Латвийские хутора зарастают лесом и распашкой. Исследователи из Видземского университета констатируют: новые частные дома, которые строят на селе, уже не связаны с традиционным сельским ландшафтом. Преемственность разорвана не только демографически, но и визуально.

И есть ещё одна категория людей, для которых этот разрыв – не постепенный процесс, а данность. Эмигранты. Человек, который вырос в Берлине, а родители – из Бишкека или Кишинёва. Или переехал из Петербурга в Лиссабон. У него нет «mi pueblo» ни в одной из двух стран. Дачу давно продали. Бабушкин дом – тоже. Деревня, в которой кто-то когда-то жил, превратилась в координату на Google Maps, куда можно приехать, но некуда войти.

Что теряется вместе с местом? Не ностальгия – ностальгию можно испытывать по чему угодно, даже по тому, чего не было. Теряется кое-что конкретнее. Якорь. Точка, относительно которой всё остальное движется. Когда у тебя есть «деревня» – ты знаешь, откуда ты. Не в генеалогическом смысле, а в навигационном: вот здесь твоя система координат привязана к земле.

Не ностальгия, а координаты

Академическая статья о греческих детях диаспоры, которых привозили на каникулы на родину предков, называется замечательно: «Мы купались вместе с курицами». В этом названии – всё. Неудобство, странность, и при этом – ощущение, что ты наконец-то на месте.

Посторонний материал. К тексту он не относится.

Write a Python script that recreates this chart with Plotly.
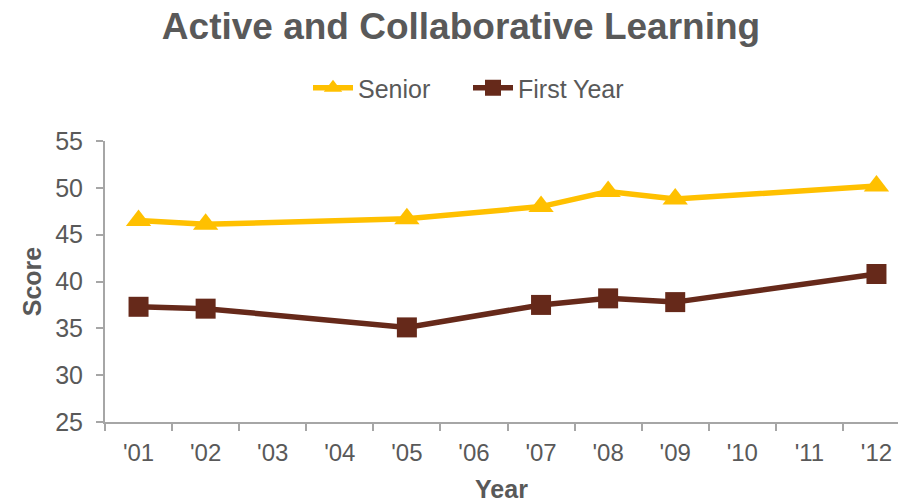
import plotly.graph_objects as go

# Survey years shown on the category axis
years = ["'01", "'02", "'03", "'04", "'05", "'06", "'07", "'08", "'09", "'10", "'11", "'12"]

# Years in which the survey was administered
survey_years = ["'01", "'02", "'05", "'07", "'08", "'09", "'12"]

# Benchmark scores
senior = [46.5, 46.1, 46.7, 48.0, 49.6, 48.8, 50.2]
first_year = [37.3, 37.1, 35.1, 37.5, 38.2, 37.8, 40.8]

GOLD = "#FFC000"
BROWN = "#66291A"
TEXT = "#595959"
AXIS = "#A6A6A6"
FONT = "Liberation Sans, Arial, sans-serif"

fig = go.Figure()
fig.add_trace(go.Scatter(
    x=survey_years, y=senior, name="Senior", mode="lines+markers",
    line=dict(color=GOLD, width=5.5),
    marker=dict(symbol="triangle-up", size=22, color=GOLD),
))
fig.add_trace(go.Scatter(
    x=survey_years, y=first_year, name="First Year", mode="lines+markers",
    line=dict(color=BROWN, width=5.5),
    marker=dict(symbol="square", size=20, color=BROWN),
))

fig.update_layout(
    width=898, height=503,
    margin=dict(l=105, r=0, t=141, b=81),
    paper_bgcolor="white", plot_bgcolor="white",
    font=dict(family=FONT, color=TEXT, size=25),
    title=dict(
        text="<b>Active and Collaborative Learning</b>",
        font=dict(size=37, color=TEXT, family=FONT),
        x=461 / 898, xanchor="center", xref="container",
        y=1 - 26 / 503, yanchor="middle", yref="container",
    ),
    legend=dict(
        orientation="h", x=(308 - 105) / 793, xanchor="left",
        y=(422 - 88) / 281, yanchor="middle",
        font=dict(size=25, color=TEXT, family=FONT),
        entrywidth=105, entrywidthmode="pixels",
        itemwidth=40, tracegroupgap=0,
        bgcolor="rgba(0,0,0,0)",
    ),
    showlegend=True,
)

fig.update_xaxes(
    type="category", categoryorder="array", categoryarray=years,
    range=[-0.5, 11.5 - 12 / 67],
    showline=True, linecolor=AXIS, linewidth=2,
    ticks="outside", tickson="boundaries", ticklen=7, tickcolor=AXIS, tickwidth=2,
    tickfont=dict(size=24, color=TEXT),
    ticklabelstandoff=8,
    showgrid=False, zeroline=False,
    title=dict(text="<b>Year</b>", font=dict(size=25, color=TEXT), standoff=19),
)
fig.update_yaxes(
    range=[25, 55], dtick=5, tick0=25,
    showline=True, linecolor=AXIS, linewidth=2,
    ticks="outside", ticklen=7, tickcolor=AXIS, tickwidth=2,
    tickfont=dict(size=25, color=TEXT),
    ticklabelstandoff=8,
    showgrid=False, zeroline=False,
    title=dict(text="<b>Score</b>", font=dict(size=25, color=TEXT), standoff=6),
)

fig.write_html("out.html")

Деревня – это не про прошлое. Не про «вернуться к истокам» и не про «простую жизнь». Это про то, чтобы иметь одну точку, которая не сдвигается, когда ты живёшь между языками, между городами, между версиями себя.

Вот почему фраза испанского коллеги непереводима для голландца. Не потому, что в Нидерландах нет деревень – деревни там прекрасные. А потому, что голландцы урбанизировались раньше, плавнее и без надрыва. У них не было момента, когда целая страна снялась с места за одно поколение. Нет раны – нет ритуала возвращения.

А у испанца – есть. И у латыша. И у русского. И у румына, и у шведа, хотя швед скажет, что просто любит природу.

Им всем нужно место, где ничего не изменилось. Потому что всё остальное – изменилось.